(Source code of charts)

#####

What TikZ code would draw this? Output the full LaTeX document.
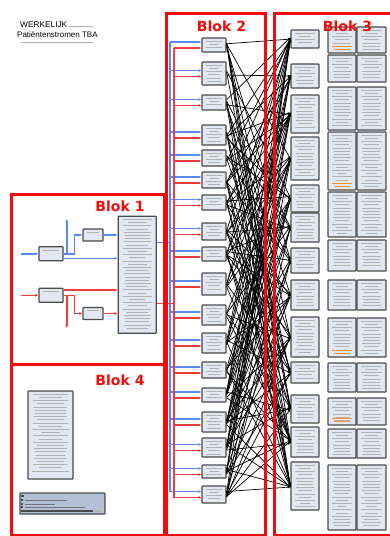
\documentclass[tikz,border=0pt]{standalone}
\usepackage{fontspec}
\setmainfont{Liberation Sans}
\newfontfamily\blokfont{DejaVu Sans}
\usetikzlibrary{arrows.meta,calc}

\definecolor{boxfill}{HTML}{E2E7F2}
\definecolor{boxline}{HTML}{4A4A4A}
\definecolor{flowblue}{HTML}{5A88F5}
\definecolor{flowred}{HTML}{F23B3B}
\definecolor{blokred}{HTML}{F50A0A}
\definecolor{legfill}{HTML}{B4C0D6}

\tikzset{
  box/.style={draw=boxline, fill=boxfill, line width=1.2pt, inner sep=0pt, rounded corners=0.6pt},
  blok/.style={draw=blokred, line width=3pt},
  bloklabel/.style={text=blokred, font=\blokfont\bfseries\fontsize{14}{14}\selectfont},
  bflow/.style={draw=flowblue, line width=1.6pt},
  rflow/.style={draw=flowred, line width=1.6pt},
  tip/.style={-{Latex[length=3pt,width=3pt]}},
  link/.style={draw=black, line width=0.7pt, -{Latex[length=2.5pt,width=2.5pt]}},
  txtline/.style={draw=gray!60, line width=0.6pt},
}

% grey strokes for the unreadable small print in a box
\newcommand\txtfill[4]{%
  \pgfmathtruncatemacro\nlines{(#2-3)/3.2}
  \foreach \k in {1,...,\nlines}{
    \pgfmathsetmacro\tlen{(#3-7)*(0.5+0.45*abs(sin(\k*97)))}
    \draw[txtline,#4] ($(#1.north)+(-\tlen/2,0.5+3.2*\k)$) -- ++(\tlen,0);
  }}

\begin{document}
\begin{tikzpicture}[x=1pt,y=-1pt]
  \useasboundingbox (0,0) rectangle (389,536);
  \fill[white] (0,0) rectangle (389,536);

  % title
  \node[anchor=base west, inner sep=0pt, font=\fontsize{8.3}{9}\selectfont] (titel) at (20,27.7) {WERKELIJK};
  \node[anchor=base west, inner sep=0pt, font=\fontsize{8}{9}\selectfont] (kop) at (17,37.7) {Patiëntenstromen TBA};
  \draw[txtline] ($(titel.base east)+(2,-1)$) -- ++(24,0);
  \draw[txtline] ($(kop.base west)+(4,5)$) -- ++(72,0);

  % blok 1
  \node[box, minimum width=24, minimum height=14] (b1-wij) at (51,253.7) {};
  \node[box, minimum width=20, minimum height=12] (b1-triage) at (93,235) {};
  \node[box, minimum width=38, minimum height=117] (b1-totaal) at (137.2,274.7) {};
  \node[box, minimum width=24, minimum height=14] (b1-ams) at (51,295.3) {};
  \node[box, minimum width=20, minimum height=12] (b1-triage2) at (93,313.5) {};
  \txtfill{b1-wij}{8}{24}{}
  \txtfill{b1-ams}{8}{24}{}
  \txtfill{b1-triage}{9}{20}{}
  \txtfill{b1-triage2}{9}{20}{}
  \txtfill{b1-totaal}{115}{38}{}

  \coordinate (b1-inb) at (20.7,253.7);
  \coordinate (b1-inr) at (20.7,295.3);
  \coordinate (b1-up) at (66.7,219);
  \coordinate (b1-down) at (66.7,328);
  \coordinate (b1-wijout) at ($(b1-wij.east)+(0,4.6)$);
  \coordinate (b1-amsout) at ($(b1-ams.east)+(0,-5.3)$);

  \draw[bflow,tip] (b1-inb) -- (b1-wij);
  \draw[bflow,tip] (b1-wij.east) -| (b1-up);
  \draw[bflow,tip] (b1-wij.east) -- ++(11,0) |- (b1-triage);
  \draw[bflow,tip] (b1-triage) -- (b1-triage -| b1-totaal.west);
  \draw[bflow,tip] (b1-wijout) -- (b1-wijout -| b1-totaal.west);

  \draw[rflow,tip] (b1-inr) -- (b1-ams);
  \draw[rflow,tip] (b1-amsout) -- (b1-amsout -| b1-totaal.west);
  \draw[rflow,tip] (b1-ams.east) -| (b1-down);
  \draw[rflow,tip] (b1-ams.east) -- ++(11,0) |- (b1-triage2);
  \draw[rflow,tip] (b1-triage2) -- (b1-triage2 -| b1-totaal.west);

  % blok 2
  \foreach \i/\y/\h in {1/45/14, 2/73.5/23, 3/102.5/15, 4/135/20, 5/158/16, 6/180/16,
      7/202.5/15, 8/231.5/17, 9/254/14, 10/284/22, 11/315/20, 12/343/20, 13/370/16,
      14/395/14, 15/422/20, 16/447.5/19, 17/471.5/13, 18/494.5/17}{
    \node[box, minimum width=24, minimum height=\h] (b2-\i) at (214,\y) {};
    \txtfill{b2-\i}{\h}{24}{}
    \coordinate (busb-\i) at (170,\y-3);
    \coordinate (busr-\i) at (174,\y+3);
    \draw[bflow,line width=1.3pt,tip] (busb-\i) -- (busb-\i -| b2-\i.west);
    \draw[rflow,line width=1.3pt,tip] (busr-\i) -- (busr-\i -| b2-\i.west);
  }
  \draw[bflow,line width=1.3pt] (busb-1) -- (busb-18);
  \draw[rflow,line width=1.3pt] (busr-1) -- (busr-18);

  \coordinate (b1-outb) at ($(b1-totaal.north east)+(0,27)$);
  \coordinate (b1-outr) at ($(b1-totaal.north east)+(0,88)$);
  \draw[bflow] (b1-outb) -- (b1-outb -| busb-1);
  \draw[rflow] (b1-outr) -- (b1-outr -| busr-1);

  % blok 3
  \foreach \j/\y/\h in {1/39/18, 2/76/24, 3/114/38, 4/158.5/43, 5/198.5/27, 6/227.5/29,
      7/260.5/25, 8/295/30, 9/337/40, 10/372.5/21, 11/409/28, 12/442/30, 13/486/48}{
    \node[box, minimum width=28, minimum height=\h] (b3-\j) at (305,\y) {};
    \txtfill{b3-\j}{\h}{28}{}
  }
  \foreach \r/\y/\h/\o in {1/40/26/1, 2/68.5/27/0, 3/108.5/43/0, 4/161/58/1, 5/214.5/45/0,
      6/255.5/31/0, 7/295/30/0, 8/337.5/39/1, 9/377.5/29/0, 10/411.5/27/1, 11/443.5/29/0,
      12/497.5/65/0}{
    \node[box, minimum width=28, minimum height=\h] (b3m-\r) at (342,\y) {};
    \node[box, minimum width=29, minimum height=\h] (b3r-\r) at (371.5,\y) {};
    \txtfill{b3m-\r}{\h}{28}{}
    \txtfill{b3r-\r}{\h}{29}{}
    \ifnum\o=1
      \draw[txtline,draw=orange!85] ($(b3m-\r.south)+(-8,-4)$) -- ++(16,0);
      \draw[txtline,draw=orange!85] ($(b3m-\r.south)+(-10,-7)$) -- ++(20,0);
    \fi
  }

  % links
  \pgfmathsetseed{12}
  \foreach \i in {1,...,18}{
    \foreach \j in {1,...,13}{
      \pgfmathtruncatemacro\hit{rnd<0.62}
      \ifnum\hit=1
        \draw[link] ($(b2-\i.east)+(0,{3*rand})$) -- ($(b3-\j.west)+(0,{2*rand})$);
      \fi
    }}

  % blok 4
  \node[box, minimum width=45, minimum height=88] (b4-tekst) at (50.5,435) {};
  \txtfill{b4-tekst}{86}{45}{}
  \node[box, fill=legfill, minimum width=85, minimum height=21] (b4-legenda) at (62.5,503.5) {};
  \begin{scope}[shift={(b4-legenda.north west)}]
    \fill[boxline] (2,2.5) rectangle (5,4.5);
    \foreach \ly/\ll in {8/42, 11.5/30, 15/60}{
      \fill[boxline] (2,\ly-1) rectangle (4,\ly+1);
      \draw[txtline,draw=gray!90!black] (6,\ly) -- ++(\ll,0);
    }
    \fill[boxline] (2,18) rectangle (74,19.5);
    \fill[gray!60] (76,17.5) rectangle (82,19.5);
  \end{scope}

  % frames
  \draw[blok] (11.5,194.5) rectangle (164,364.5);
  \draw[blok] (11.5,364.5) rectangle (164,535);
  \draw[blok] (166.5,13.5) rectangle (265,535);
  \draw[blok] (274.5,13) rectangle (393,535);

  % labels
  \node[bloklabel] (lab1) at (120,206.5) {Blok 1};
  \node[bloklabel] (lab2) at (221.5,26) {Blok 2};
  \node[bloklabel] (lab3) at (347.5,26.5) {Blok 3};
  \node[bloklabel] (lab4) at (120,380) {Blok 4};
\end{tikzpicture}
\end{document}
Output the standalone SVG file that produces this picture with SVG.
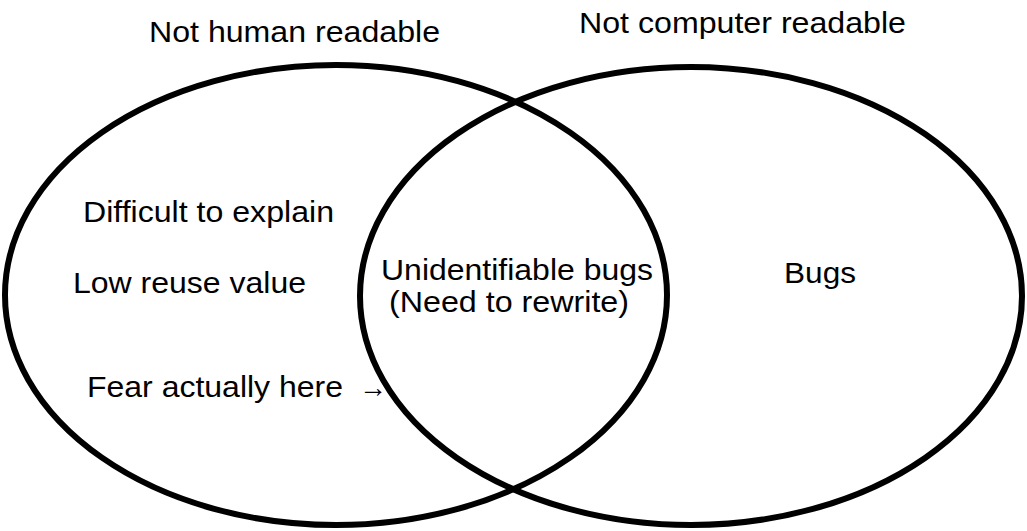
<svg xmlns="http://www.w3.org/2000/svg" width="1027" height="531" viewBox="0 0 1027 531">
<style>
.set{fill:none;stroke:#000;stroke-width:6}
.t{font-family:"Liberation Sans",Arial,sans-serif;font-size:30px;fill:#000}
</style>
<rect width="1027" height="531" fill="#fff"/>
<g id="set-human">
<ellipse class="set" cx="336" cy="295" rx="331" ry="230"/>
<text class="t" x="149" y="42" textLength="291" lengthAdjust="spacingAndGlyphs">Not human readable</text>
<text class="t" x="83" y="222" textLength="251" lengthAdjust="spacingAndGlyphs">Difficult to explain</text>
<text class="t" x="73" y="293" textLength="233" lengthAdjust="spacingAndGlyphs">Low reuse value</text>
<text class="t" x="87" y="397"><tspan textLength="256" lengthAdjust="spacingAndGlyphs">Fear actually here</tspan><tspan x="359" font-size="28">→</tspan></text>
</g>
<g id="set-computer">
<ellipse class="set" cx="691" cy="296" rx="331" ry="229"/>
<text class="t" x="579" y="33" textLength="327" lengthAdjust="spacingAndGlyphs">Not computer readable</text>
<text class="t" x="784" y="283" textLength="72" lengthAdjust="spacingAndGlyphs">Bugs</text>
</g>
<g id="intersection">
<text class="t" x="381" y="280" textLength="272" lengthAdjust="spacingAndGlyphs">Unidentifiable bugs</text>
<text class="t" x="389" y="312" textLength="240" lengthAdjust="spacingAndGlyphs">(Need to rewrite)</text>
</g>
<g id="connectors"></g>
</svg>
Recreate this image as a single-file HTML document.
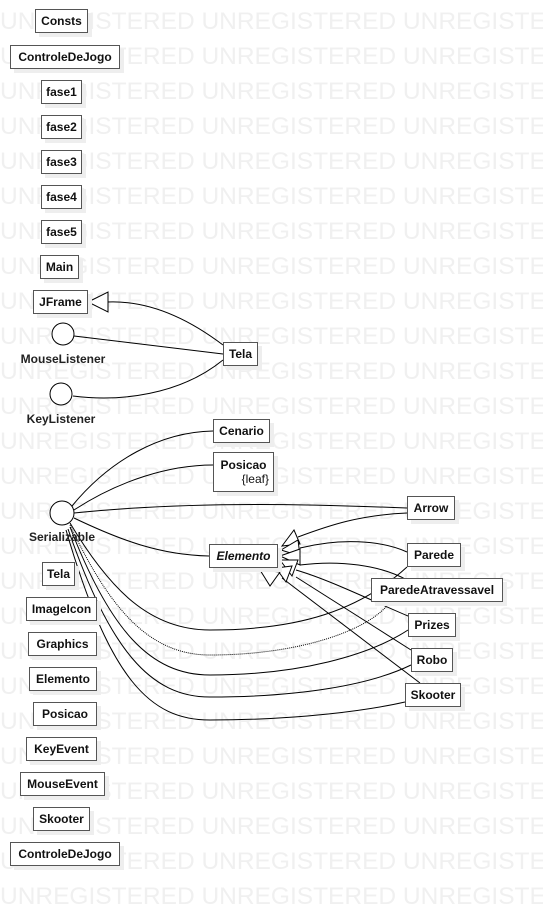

#####

### PROMPT
Pick out every line above that contains the word "file" and copy it.

### FINAL ANSWER
Output the standalone SVG file that produces this picture with SVG.
Recreate this image as a single-file HTML document.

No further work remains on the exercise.